Araştırmanın, doğurganlık ile sağlıklı ve aktif yaşlanma konularında politika yapıcılara öneriler sunması bakımından da özel öneme sahip olduğunu belirten Şenel, “Türkiye Nüfus ve Sağlık Araştırması’nın ilgili kurumlarla işbirliği çerçevesinde yürütülmesini teminen bir Yönlendirme Komitesi oluşturuyoruz. Bu komite, Strateji ve Bütçe Başkanlığı başkanlığında, Aile ve Sosyal Hizmetler, Sağlık ve Milli Eğitim bakanlıkları, Türkiye İstatistik Kurumu, TÜBİTAK, Göç İdaresi Başkanlığı, Türkiye Sağlık Enstitüleri Başkanlığı, Hacettepe Üniversitesi Nüfus Etütleri Enstitüsü, Marmara Üniversitesi Nüfus ve Sosyal Politikalar Uygulama ve Araştırma Merkezi temsilcilerinden oluşacak.” değerlendirmesinde bulundu.
“Yapay zekanın da sürece dahil edilmesi faydalı olacak”
TÜBİTAK Başkanı Hasan Mandal da burada yaptığı konuşmada, nüfus verilerinin öneminin giderek arttığını söyledi. Yapay zekanın da bu sürece dahil edilmesinin faydalı olacağına işaret eden Mandal, “Bu çalışmanın 2008’den itibaren araştırma boyutu ön planda olduğu için bu süreç, TÜBİTAK Kamu Kurumları Araştırma ve Geliştirme Projelerini Destekleme Programı kapsamında yürütülüyor.” dedi.

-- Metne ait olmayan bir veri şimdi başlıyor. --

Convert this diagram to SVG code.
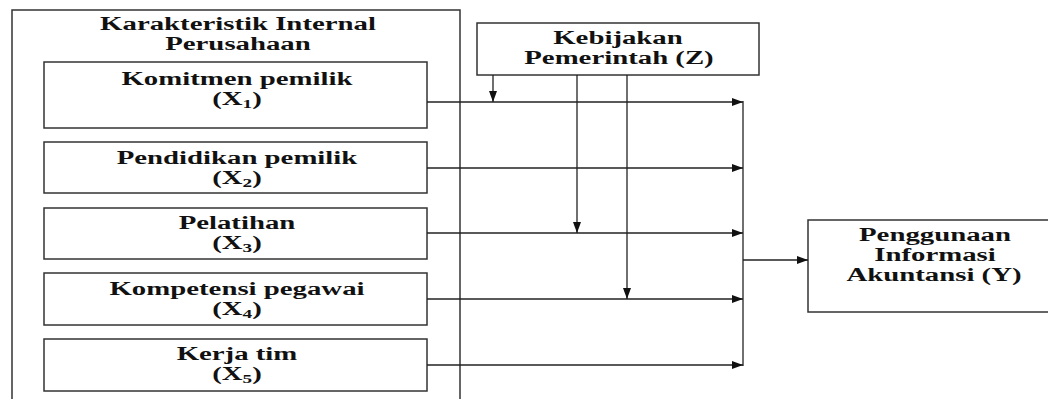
<svg xmlns="http://www.w3.org/2000/svg" width="1048" height="399" viewBox="0 0 1048 399">
<defs>
<marker id="ah" markerUnits="userSpaceOnUse" markerWidth="12" markerHeight="10" refX="11" refY="4" orient="auto">
<path d="M0,0 L11,4 L0,8 Z" fill="#111"/>
</marker>
<style>
.box{fill:#fff;stroke:#333;stroke-width:1.5}
.t{font-family:"Liberation Serif","Times New Roman",serif;font-weight:bold;font-size:18px;fill:#111;text-anchor:middle}
.sub{font-size:12px}
.c{fill:none;stroke:#222;stroke-width:1.3}
</style>
</defs>
<rect width="1048" height="399" fill="#fff"/>
<g id="internal">
<rect class="box" x="12" y="10" width="448" height="400"/>
<text class="t" transform="translate(238 30) scale(1.6 1)">Karakteristik Internal</text>
<text class="t" transform="translate(238 50) scale(1.6 1)">Perusahaan</text>
</g>
<g id="x1">
<rect class="box" x="44" y="62" width="383" height="66"/>
<text class="t" transform="translate(237 85) scale(1.6 1)">Komitmen pemilik</text>
<text class="t" transform="translate(237 105) scale(1.6 1)">(X<tspan class="sub" dy="3">1</tspan><tspan dy="-3">)</tspan></text>
</g>
<g id="x2">
<rect class="box" x="44" y="142" width="383" height="51"/>
<text class="t" transform="translate(237 164) scale(1.6 1)">Pendidikan pemilik</text>
<text class="t" transform="translate(237 184) scale(1.6 1)">(X<tspan class="sub" dy="3">2</tspan><tspan dy="-3">)</tspan></text>
</g>
<g id="x3">
<rect class="box" x="44" y="208" width="383" height="51"/>
<text class="t" transform="translate(237 229) scale(1.6 1)">Pelatihan</text>
<text class="t" transform="translate(237 249) scale(1.6 1)">(X<tspan class="sub" dy="3">3</tspan><tspan dy="-3">)</tspan></text>
</g>
<g id="x4">
<rect class="box" x="44" y="273" width="383" height="52"/>
<text class="t" transform="translate(237 295) scale(1.6 1)">Kompetensi pegawai</text>
<text class="t" transform="translate(237 315) scale(1.6 1)">(X<tspan class="sub" dy="3">4</tspan><tspan dy="-3">)</tspan></text>
</g>
<g id="x5">
<rect class="box" x="44" y="339" width="383" height="52"/>
<text class="t" transform="translate(237 360) scale(1.6 1)">Kerja tim</text>
<text class="t" transform="translate(237 380) scale(1.6 1)">(X<tspan class="sub" dy="3">5</tspan><tspan dy="-3">)</tspan></text>
</g>
<g id="z">
<rect class="box" x="477" y="23" width="282" height="52"/>
<text class="t" transform="translate(618 44) scale(1.6 1)">Kebijakan</text>
<text class="t" transform="translate(619 64) scale(1.6 1)">Pemerintah (Z)</text>
</g>
<g id="y">
<rect class="box" x="808" y="220" width="260" height="92"/>
<text class="t" transform="translate(935 241) scale(1.6 1)">Penggunaan</text>
<text class="t" transform="translate(935 261) scale(1.6 1)">Informasi</text>
<text class="t" transform="translate(934 281) scale(1.6 1)">Akuntansi (Y)</text>
</g>
<g id="connectors">
<line class="c" x1="427" y1="102" x2="743" y2="102" marker-end="url(#ah)"/>
<line class="c" x1="427" y1="168" x2="743" y2="168" marker-end="url(#ah)"/>
<line class="c" x1="427" y1="233" x2="743" y2="233" marker-end="url(#ah)"/>
<line class="c" x1="427" y1="299" x2="743" y2="299" marker-end="url(#ah)"/>
<line class="c" x1="427" y1="365" x2="743" y2="365" marker-end="url(#ah)"/>
<line class="c" x1="743" y1="101" x2="743" y2="366"/>
<line class="c" x1="743" y1="260" x2="808" y2="260" marker-end="url(#ah)"/>
<line class="c" x1="493" y1="75" x2="493" y2="102" marker-end="url(#ah)"/>
<line class="c" x1="577" y1="75" x2="577" y2="233" marker-end="url(#ah)"/>
<line class="c" x1="627" y1="75" x2="627" y2="299" marker-end="url(#ah)"/>
</g>
</svg>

Hacettepe Üniversitesi Rektörü Prof. Dr. Mehmet Cahit Güran da araştırmadan çıkacak sonuçların bu alandaki politika önceliklerini ortaya çıkaracağını söyledi. Marmara Üniversitesi Rektörü Prof. Dr. Mustafa Kurt da araştırmayla temel demografik verilerin güncelleneceğini ve politikaların da bu veriler ışığında ele alınacağını kaydetti.